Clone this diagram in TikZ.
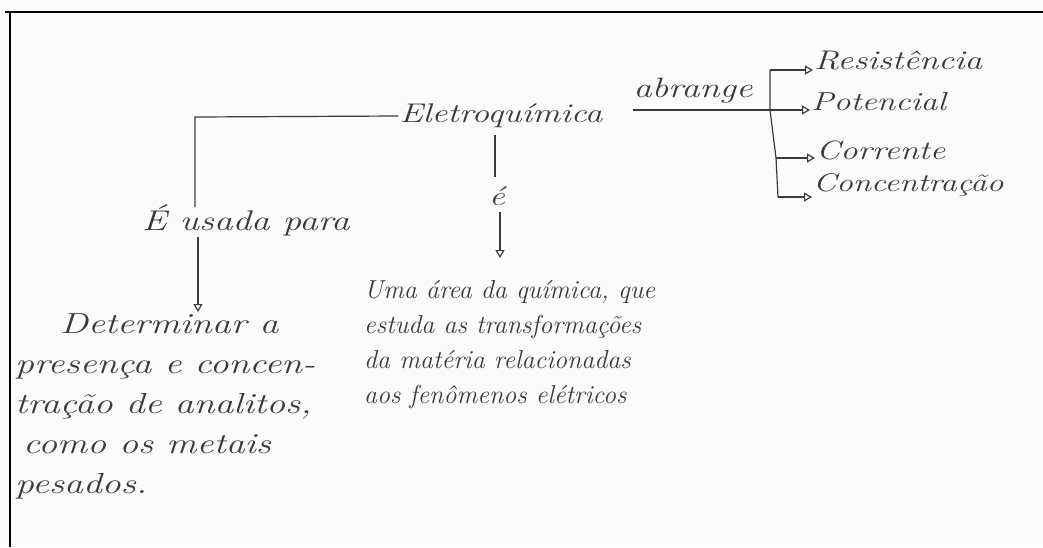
\documentclass[tikz,border=0pt]{standalone}
\usepackage{fontspec}
\usetikzlibrary{arrows.meta}
\newfontfamily\hand[FakeStretch=1.3]{Latin Modern Roman}
\newfontfamily\handnarrow{Latin Modern Roman}
\definecolor{ink}{HTML}{3A3A3A}
\definecolor{paper}{HTML}{FBFBFB}
\newcommand\handsz[2]{\fontsize{#1}{#2}\selectfont}
\begin{document}
\begin{tikzpicture}[x=1pt,y=-1pt,
  txt/.style={inner sep=1pt,text=ink,font=\hand\itshape\handsz{27}{34}},
  block/.style={txt,align=left,anchor=north west},
  conn/.style={draw=ink,line width=1.2pt},
  arr/.style={conn,-{Triangle[open,length=8pt,width=9pt]}}]
% page and frame
\fill[paper] (0,0) rectangle (1043,547);
\useasboundingbox (0,0) rectangle (1043,547);
\draw[line width=2pt,black] (5,12) -- (1043,12);
\draw[line width=2pt,black] (10,12) -- (10,547);

% central concept
\node[txt] (eq) at (501,116) {Eletroquímica};

% left branch: "É usada para"
\node[txt,font=\hand\itshape\handsz{28.5}{34}] (usada) at (246,220) {É usada para};
\coordinate (lc) at (195,117);
\coordinate (ltop) at (195,207);
\coordinate (lbot) at (198,237);
\node[block,font=\hand\itshape\handsz{29}{40}] (det) at (14,312)
  {\hspace*{45pt}Determinar a\\presença e concen-\\tração de analitos,\\\hspace*{8pt}como os metais\\pesados.};
\draw[conn] (eq.west) -- (lc) -- (ltop);
\draw[arr] (lbot) -- (lbot |- det.north);

% middle branch: "é"
\node[txt] (e) at (497,196) {é};
\coordinate (mtop) at (495,135);
\coordinate (mmid) at (495,177);
\coordinate (mlow) at (500,212);
\node[block,font=\handnarrow\itshape\handsz{26}{35}] (area) at (363,279)
  {Uma área da química, que\\estuda as transformações\\da matéria relacionadas\\aos fenômenos elétricos};
\draw[conn] (mtop) -- (mmid);
\draw[arr] (mlow) -- ([yshift=21pt]mlow |- area.north);

% right branch: "abrange"
\coordinate (a0) at (633,110);
\coordinate (b1) at (770,70);
\coordinate (b2) at (770,110);
\coordinate (b3) at (776,158);
\coordinate (b4) at (778,197);
\node[txt,font=\hand\itshape\handsz{28}{34}] (abr) at (693,91) {abrange};
\node[txt,anchor=west] (res) at (813,61) {Resistência};
\node[txt,anchor=west,font=\hand\itshape\handsz{26}{34}] (pot) at (810,102) {Potencial};
\node[txt,anchor=west,font=\hand\itshape\handsz{26.5}{34}] (cor) at (815,150) {Corrente};
\node[txt,anchor=west,font=\hand\itshape\handsz{25.5}{34}] (con) at (812,185) {Concentração};
\draw[conn] (a0) -- (b2);
\draw[conn] (b1) -- (b2) -- (b3) -- (b4);
\draw[arr] (b1) -- (b1 -| res.west);
\draw[arr] (b2) -- (b2 -| pot.west);
\draw[arr] (b3) -- (b3 -| cor.west);
\draw[arr] (b4) -- (b4 -| con.west);
\end{tikzpicture}
\end{document}
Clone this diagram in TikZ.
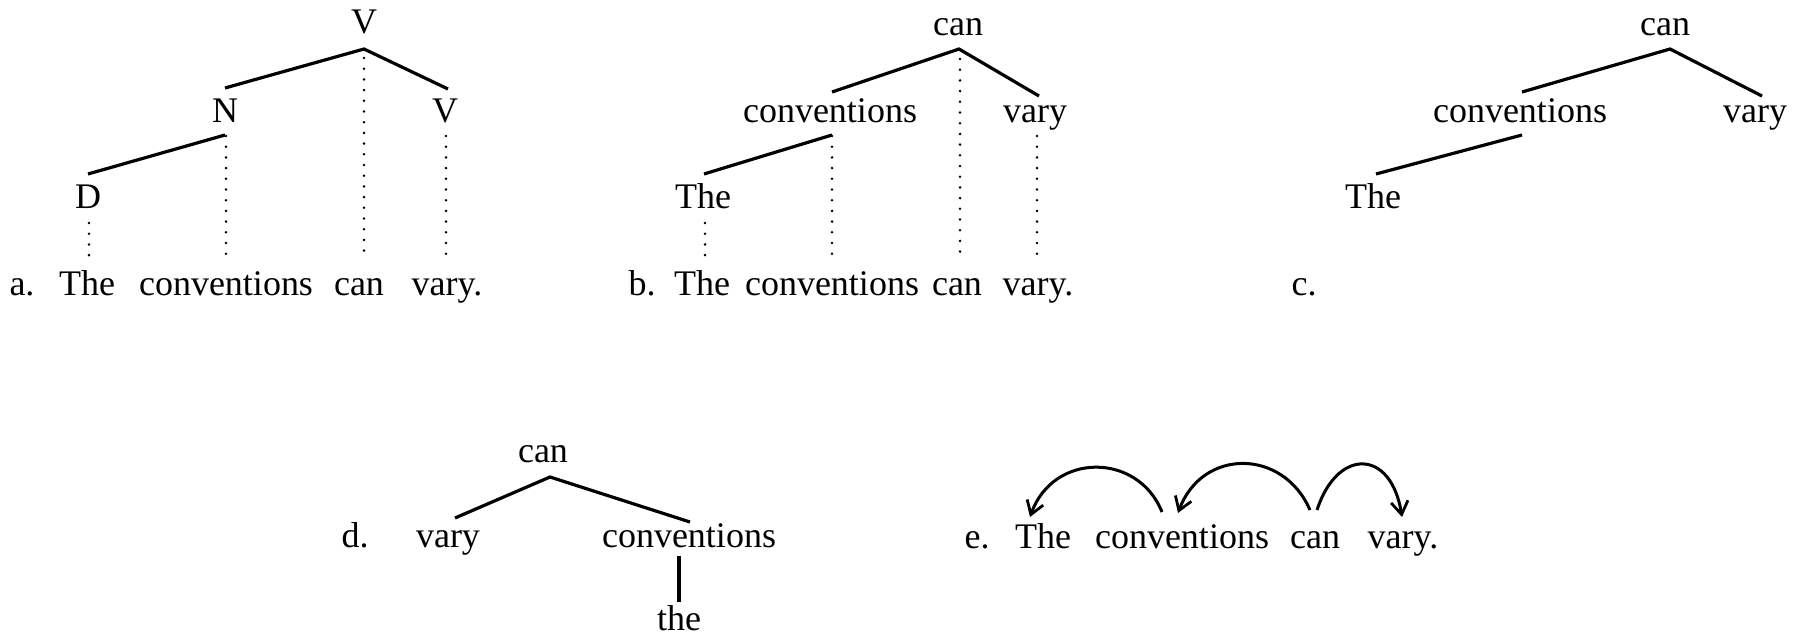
\documentclass[tikz,border=0pt]{standalone}
\usepackage{fontspec}
\setmainfont{Liberation Serif}
\usetikzlibrary{calc,arrows.meta}
\begin{document}
\begin{tikzpicture}[x=1pt,y=-1pt,
  w/.style={anchor=base,inner sep=0pt,font=\fontsize{36}{40}\selectfont},
  br/.style={line width=3.2pt},
  dots/.style={line width=2.8pt,line cap=round,dash pattern=on 0pt off 10.7pt},
  dep/.style={line width=3pt,-{Straight Barb[length=13pt,width=17pt,line width=2.8pt]}}]
\useasboundingbox (0,0) rectangle (1810,637);
% ---------- a ----------
\node[w] (aV) at (364,33) {V};
\node[w] (aN) at (225,122) {N};
\node[w] (aV2) at (445,122) {V};
\node[w] (aD) at (88,208) {D};
\node[w] (aL) at (22,295) {a.};
\node[w] (aThe) at (87,295) {The};
\node[w] (aConv) at (226,295) {conventions};
\node[w] (aCan) at (359,295) {can};
\node[w] (aVary) at (447,295) {vary.};
\draw[br] ($(aN.base)+(0,-34)$) -- ($(aV.base)+(0,16)$) -- ($(aV2.base)+(3,-33)$);
\draw[br] ($(aD.base)+(0,-34)$) -- ($(aN.base)+(0,13)$);
\draw[dots] ($(aD.base)+(1,15)$) -- ($(aD.base |- aThe.base)+(1,-38)$);
\draw[dots] ($(aN.base)+(1,14)$) -- ($(aN.base |- aConv.base)+(1,-38)$);
\draw[dots] ($(aV.base)+(0,25)$) -- ($(aV.base |- aCan.base)+(0,-38)$);
\draw[dots] ($(aV2.base)+(1,14)$) -- ($(aV2.base |- aVary.base)+(1,-38)$);
% ---------- b ----------
\node[w] (bCan) at (958,35) {can};
\node[w] (bConv) at (830,122) {conventions};
\node[w] (bVary) at (1035,122) {vary};
\node[w] (bThe) at (703,208) {The};
\node[w] (bL) at (642,295) {b.};
\node[w] (bThe2) at (702,295) {The};
\node[w] (bConv2) at (832,295) {conventions};
\node[w] (bCan2) at (957,295) {can};
\node[w] (bVary2) at (1038,295) {vary.};
\draw[br] ($(bConv.base)+(2,-30)$) -- ($(bCan.base)+(1,14)$) -- ($(bVary.base)+(4,-26)$);
\draw[br] ($(bThe.base)+(1,-34)$) -- ($(bConv.base)+(2,13)$);
\draw[dots] ($(bThe.base)+(2,15)$) -- ($(bThe.base |- bThe2.base)+(2,-38)$);
\draw[dots] ($(bConv.base)+(2,14)$) -- ($(bConv.base |- bConv2.base)+(2,-38)$);
\draw[dots] ($(bCan.base)+(2,24)$) -- ($(bCan.base |- bCan2.base)+(2,-38)$);
\draw[dots] ($(bVary.base)+(2,14)$) -- ($(bVary.base |- bVary2.base)+(2,-38)$);
% ---------- c ----------
\node[w] (cCan) at (1665,35) {can};
\node[w] (cConv) at (1520,122) {conventions};
\node[w] (cVary) at (1755,122) {vary};
\node[w] (cThe) at (1373,208) {The};
\node[w] (cL) at (1304,295) {c.};
\draw[br] ($(cConv.base)+(2,-30)$) -- ($(cCan.base)+(5,14)$) -- ($(cVary.base)+(7,-26)$);
\draw[br] ($(cThe.base)+(3,-34)$) -- ($(cConv.base)+(2,13)$);
% ---------- d ----------
\node[w] (dCan) at (543,462) {can};
\node[w] (dL) at (355,547) {d.};
\node[w] (dVary) at (448,547) {vary};
\node[w] (dConv) at (689,547) {conventions};
\node[w] (dThe) at (679,630) {the};
\draw[br] ($(dVary.base)+(7,-29)$) -- ($(dCan.base)+(7,15)$) -- ($(dConv.base)+(1,-25)$);
\draw[br] ($(dConv.base)+(-10,9)$) -- ($(dThe.base)+(0,-28)$);
% ---------- e ----------
\node[w] (eL) at (977,548) {e.};
\node[w] (eThe) at (1043,548) {The};
\node[w] (eConv) at (1182,548) {conventions};
\node[w] (eCan) at (1315,548) {can};
\node[w] (eVary) at (1403,548) {vary.};
\draw[dep] ($(eConv.base)+(-20,-36)$) .. controls ($(eConv.base)+(-44,-96)$) and ($(eThe.base)+(10,-96)$) .. ($(eThe.base)+(-13,-31)$);
\draw[dep] ($(eCan.base)+(-5,-38)$) .. controls ($(eCan.base)+(-32,-100)$) and ($(eConv.base)+(20,-100)$) .. ($(eConv.base)+(-4,-35)$);
\draw[dep] ($(eCan.base)+(2,-38)$) .. controls ($(eCan.base)+(22,-100)$) and ($(eVary.base)+(-12,-100)$) .. ($(eVary.base)+(-1,-31)$);
\end{tikzpicture}
\end{document}
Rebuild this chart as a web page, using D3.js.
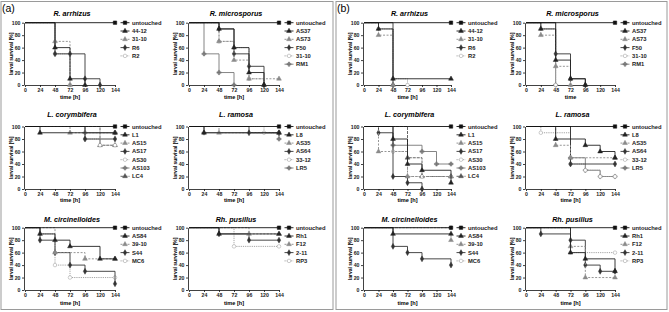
<!DOCTYPE html>
<html>
<head>
<meta charset="utf-8">
<script src="https://cdn.jsdelivr.net/npm/d3@7"></script>
<style>
body{margin:0;background:#fff;}
svg{display:block;font-family:"Liberation Sans",Arial,sans-serif;}
</style>
</head>
<body>
<svg id="chart" width="669" height="312"></svg>
<script>
// ticks and labels
const timeTicks = [0, 24, 48, 72, 96, 120, 144];
const survivalTicks = [0, 20, 40, 60, 80, 100];
const panelLabels = ["(a)", "(b)"];
const plotTitles = ["R. arrhizus", "R. microsporus", "R. arrhizus", "R. microsporus",
    "L. corymbifera", "L. ramosa", "L. corymbifera", "L. ramosa",
    "M. circinelloides", "Rh. pusillus", "M. circinelloides", "Rh. pusillus"];
const timeLabels = ["time [h]", "time [h]", "time [h]", "time",
    "time [h]", "time [h]", "time [h]", "time [h]",
    "time [h]", "time [h]", "time [h]", "time [h]"];

// series names
const namesArrhizus = ["untouched", "44-12", "31-10", "R6", "R2"];
const namesMicrosporus = ["untouched", "AS37", "AS73", "F50", "31-10", "RM1"];
const namesCorymbifera = ["untouched", "L1", "AS15", "AS17", "AS30", "AS103", "LC4"];
const namesRamosa = ["untouched", "L8", "AS35", "AS64", "33-12", "LR5"];
const namesCircinelloides = ["untouched", "AS84", "39-10", "S44", "MC6"];
const namesPusillus = ["untouched", "Rh1", "F12", "2-11", "RP3"];

// survival [time h, % alive], one list per series
const survArrhizusA = [
    [[0,100],[144,100]],
    [[0,100],[48,60],[72,10],[96,0]],
    [[0,100],[48,70],[72,0]],
    [[0,100],[48,50],[72,50],[96,10],[120,0]],
    [[0,100],[48,50],[72,0]]
];
const survMicrosporusA = [
    [[0,100],[144,100]],
    [[0,100],[48,90],[72,60],[96,20],[120,0]],
    [[0,100],[48,70],[72,40],[96,10],[144,10]],
    [[0,100],[48,90],[72,50],[96,30],[120,0]],
    [[0,100],[48,70],[72,60],[96,10],[120,0]],
    [[0,100],[24,50],[48,20],[72,0]]
];
const survArrhizusB = [
    [[0,100],[144,100]],
    [[0,100],[24,90],[48,10],[144,10]],
    [[0,100],[24,80],[48,0]],
    [[0,100],[48,0]],
    [[0,100],[24,90],[48,10],[72,0]]
];
const survMicrosporusB = [
    [[0,100],[144,100]],
    [[0,100],[24,90],[48,40],[72,10],[96,0]],
    [[0,100],[24,80],[48,30],[72,0]],
    [[0,100],[48,50],[72,10],[96,0]],
    [[0,100],[24,90],[48,0]],
    [[0,100],[48,0]]
];
const survCorymbiferaA = [
    [[0,100],[144,100]],
    [[0,100],[24,90],[144,90]],
    [[0,100],[72,90],[144,90]],
    [[0,100],[96,80],[144,80]],
    [[0,100],[96,80],[120,70],[144,70]],
    [[0,100],[96,90],[144,90]],
    [[0,100],[120,70],[144,70]]
];
const survRamosaA = [
    [[0,100],[144,100]],
    [[0,100],[24,90],[144,90]],
    [[0,100],[48,90],[144,90]],
    [[0,100],[96,90],[144,90]],
    [[0,100],[120,90],[144,90]],
    [[0,100],[24,90],[144,80]]
];
const survCorymbiferaB = [
    [[0,100],[144,100]],
    [[0,100],[48,80],[72,40],[96,30],[144,10]],
    [[0,100],[24,60],[72,20],[144,20]],
    [[0,100],[24,90],[48,20],[72,10],[96,0]],
    [[0,100],[48,60],[72,20],[96,20],[144,20]],
    [[0,100],[48,70],[96,60],[120,40],[144,40]],
    [[0,100],[72,50],[96,20],[144,20]]
];
const survRamosaB = [
    [[0,100],[144,100]],
    [[0,100],[48,80],[96,70],[120,60],[144,50]],
    [[0,100],[48,70],[72,50],[144,50]],
    [[0,100],[72,40],[144,40]],
    [[0,100],[24,90],[72,40],[96,30],[120,20],[144,20]],
    [[0,100],[72,50],[96,30],[120,20],[144,20]]
];
const survCircinelloidesA = [
    [[0,100],[144,100]],
    [[0,100],[24,90],[48,80],[72,70],[120,50],[144,50]],
    [[0,100],[48,60],[96,50],[144,50]],
    [[0,100],[24,80],[48,60],[72,40],[96,30],[144,10]],
    [[0,100],[24,90],[48,40],[72,20],[144,20]]
];
const survPusillusA = [
    [[0,100],[144,100]],
    [[0,100],[48,90],[144,90]],
    [[0,100],[96,90],[144,90]],
    [[0,100],[48,90],[96,80],[144,80]],
    [[0,100],[72,70],[144,70]]
];
const survCircinelloidesB = [
    [[0,100],[144,100]],
    [[0,100],[48,90],[144,90]],
    [[0,100],[144,80]],
    [[0,100],[48,70],[72,60],[96,50],[144,40]],
    [[0,100],[144,100]]
];
const survPusillusB = [
    [[0,100],[144,100]],
    [[0,100],[72,60],[96,50],[144,30]],
    [[0,100],[72,70],[96,20],[144,20]],
    [[0,100],[24,90],[72,80],[96,40],[120,30],[144,30]],
    [[0,100],[72,60],[144,60]]
];

const plotNames = [namesArrhizus, namesMicrosporus, namesArrhizus, namesMicrosporus,
    namesCorymbifera, namesRamosa, namesCorymbifera, namesRamosa,
    namesCircinelloides, namesPusillus, namesCircinelloides, namesPusillus];
const plotSurv = [survArrhizusA, survMicrosporusA, survArrhizusB, survMicrosporusB,
    survCorymbiferaA, survRamosaA, survCorymbiferaB, survRamosaB,
    survCircinelloidesA, survPusillusA, survCircinelloidesB, survPusillusB];

// layout
const colX = [[25,115],[189,279],[364,451],[526,615]];
const rowY = [[22.7,85],[126.5,189],[227.7,290]];
const titleY = [16, 117, 222];
const xLabelY = [99, 201.5, 305];

// series look, by index
const strokes = ["#111","#222","#8a8a8a","#333","#9a9a9a","#777","#555"];
const dashes = [null, null, "2,1.5", null, "1.2,1", null, "3,1"];
const symbols = [d3.symbolSquare, d3.symbolTriangle, d3.symbolTriangle, d3.symbolDiamond,
    d3.symbolCircle, d3.symbolCross, d3.symbolTriangle];
const openSym = [false, false, false, false, true, false, false];

const svg = d3.select("#chart");

// panel frames
svg.append("rect").attr("x",1).attr("y",1.5).attr("width",332).attr("height",308)
    .attr("fill","none").attr("stroke","#9a9a9a").attr("stroke-width",1);
svg.append("rect").attr("x",336).attr("y",1.5).attr("width",331).attr("height",308)
    .attr("fill","none").attr("stroke","#9a9a9a").attr("stroke-width",1);

svg.selectAll(".panelLabel")
    .data(panelLabels)
    .enter().append("text")
    .attr("x", (d, i) => i === 0 ? 2 : 337)
    .attr("y", 11.5)
    .style("font-size", "10.5px")
    .text(d => d);

function drawPlot(k) {
    const r = Math.floor(k / 4), c = k % 4;
    const x0 = colX[c][0], x1 = colX[c][1];
    const yTop = rowY[r][0], yBot = rowY[r][1];

    const x = d3.scaleLinear().domain([0,144]).range([x0, x1]);
    const y = d3.scaleLinear().domain([0,100]).range([yBot, yTop]);

    const g = svg.append("g");

    // axes
    const xAxis = g.append("g")
        .attr("transform", `translate(0,${yBot})`)
        .call(d3.axisBottom(x).tickValues(timeTicks).tickSize(2).tickSizeOuter(0).tickPadding(1.5));
    const yAxis = g.append("g")
        .attr("transform", `translate(${x0 - 1},0)`)
        .call(d3.axisLeft(y).tickValues(survivalTicks).tickSize(2).tickSizeOuter(0).tickPadding(1.5));
    [xAxis, yAxis].forEach(a => {
        a.selectAll("path, line").attr("stroke", "#111").attr("stroke-width", 0.8);
        a.selectAll("text").style("font-size", "5.2px").style("font-weight", "bold")
            .style("font-family", "'Liberation Sans', Arial, sans-serif").attr("fill", "#222");
    });

    // titles
    g.append("text")
        .attr("x", (x0 + x1) / 2 + 2)
        .attr("y", titleY[r])
        .attr("text-anchor", "middle")
        .style("font-size", "7.2px")
        .style("font-weight", "bold")
        .style("font-style", "italic")
        .text(plotTitles[k]);

    g.append("text")
        .attr("x", (x0 + x1) / 2)
        .attr("y", xLabelY[r])
        .attr("text-anchor", "middle")
        .style("font-size", "5.6px")
        .style("font-weight", "bold")
        .text(timeLabels[k]);

    g.append("text")
        .attr("transform", `translate(${x0 - 12},${(yTop + yBot) / 2}) rotate(-90)`)
        .attr("text-anchor", "middle")
        .style("font-size", "5px")
        .style("font-weight", "bold")
        .text("larval survival [%]");

    // curves
    const line = d3.line()
        .x(d => x(d[0]))
        .y(d => y(d[1]))
        .curve(d3.curveStepAfter);

    const surv = plotSurv[k];
    // draw later series first so untouched stays on top
    for (let i = surv.length - 1; i >= 0; i--) {
        g.append("path")
            .datum(surv[i])
            .attr("d", line)
            .attr("fill", "none")
            .attr("stroke", strokes[i])
            .attr("stroke-width", 0.9)
            .attr("stroke-dasharray", dashes[i]);

        g.selectAll(null)
            .data(surv[i].filter(d => d[0] > 0))
            .enter().append("path")
            .attr("transform", d => `translate(${x(d[0])},${y(d[1])})`)
            .attr("d", d3.symbol().type(symbols[i]).size(i === 0 ? 12 : 10))
            .attr("fill", openSym[i] ? "#fff" : strokes[i])
            .attr("stroke", strokes[i])
            .attr("stroke-width", 0.5);
    }

    // legend
    const names = plotNames[k];
    const symX = x1 + 10, textX = x1 + 17;
    const leg = g.selectAll(".leg")
        .data(names)
        .enter().append("g")
        .attr("transform", (d, i) => `translate(0,${yTop + i * 8.3})`);
    leg.append("line")
        .attr("x1", symX - 4.5).attr("x2", symX + 4.5)
        .attr("stroke", (d, i) => strokes[i])
        .attr("stroke-width", 0.9)
        .attr("stroke-dasharray", (d, i) => dashes[i]);
    leg.append("path")
        .attr("transform", `translate(${symX},0)`)
        .attr("d", (d, i) => d3.symbol().type(symbols[i]).size(i === 0 ? 12 : 10)())
        .attr("fill", (d, i) => openSym[i] ? "#fff" : strokes[i])
        .attr("stroke", (d, i) => strokes[i])
        .attr("stroke-width", 0.5);
    leg.append("text")
        .attr("x", textX)
        .attr("dy", "0.35em")
        .style("font-size", "5.8px")
        .style("font-weight", "bold")
        .attr("fill", "#222")
        .text(d => d);
}

d3.range(12).forEach(drawPlot);
</script>
</body>
</html>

==============================

Task objective: Without any pictures, reproduce the lines from the first one in the material through the line that has "(lbot |- det.north);", exactly as they appear.

Final result:
Clone this diagram in TikZ.
\documentclass[tikz,border=0pt]{standalone}
\usepackage{fontspec}
\usetikzlibrary{arrows.meta}
\newfontfamily\hand[FakeStretch=1.3]{Latin Modern Roman}
\newfontfamily\handnarrow{Latin Modern Roman}
\definecolor{ink}{HTML}{3A3A3A}
\definecolor{paper}{HTML}{FBFBFB}
\newcommand\handsz[2]{\fontsize{#1}{#2}\selectfont}
\begin{document}
\begin{tikzpicture}[x=1pt,y=-1pt,
  txt/.style={inner sep=1pt,text=ink,font=\hand\itshape\handsz{27}{34}},
  block/.style={txt,align=left,anchor=north west},
  conn/.style={draw=ink,line width=1.2pt},
  arr/.style={conn,-{Triangle[open,length=8pt,width=9pt]}}]
% page and frame
\fill[paper] (0,0) rectangle (1043,547);
\useasboundingbox (0,0) rectangle (1043,547);
\draw[line width=2pt,black] (5,12) -- (1043,12);
\draw[line width=2pt,black] (10,12) -- (10,547);

% central concept
\node[txt] (eq) at (501,116) {Eletroquímica};

% left branch: "É usada para"
\node[txt,font=\hand\itshape\handsz{28.5}{34}] (usada) at (246,220) {É usada para};
\coordinate (lc) at (195,117);
\coordinate (ltop) at (195,207);
\coordinate (lbot) at (198,237);
\node[block,font=\hand\itshape\handsz{29}{40}] (det) at (14,312)
  {\hspace*{45pt}Determinar a\\presença e concen-\\tração de analitos,\\\hspace*{8pt}como os metais\\pesados.};
\draw[conn] (eq.west) -- (lc) -- (ltop);
\draw[arr] (lbot) -- (lbot |- det.north);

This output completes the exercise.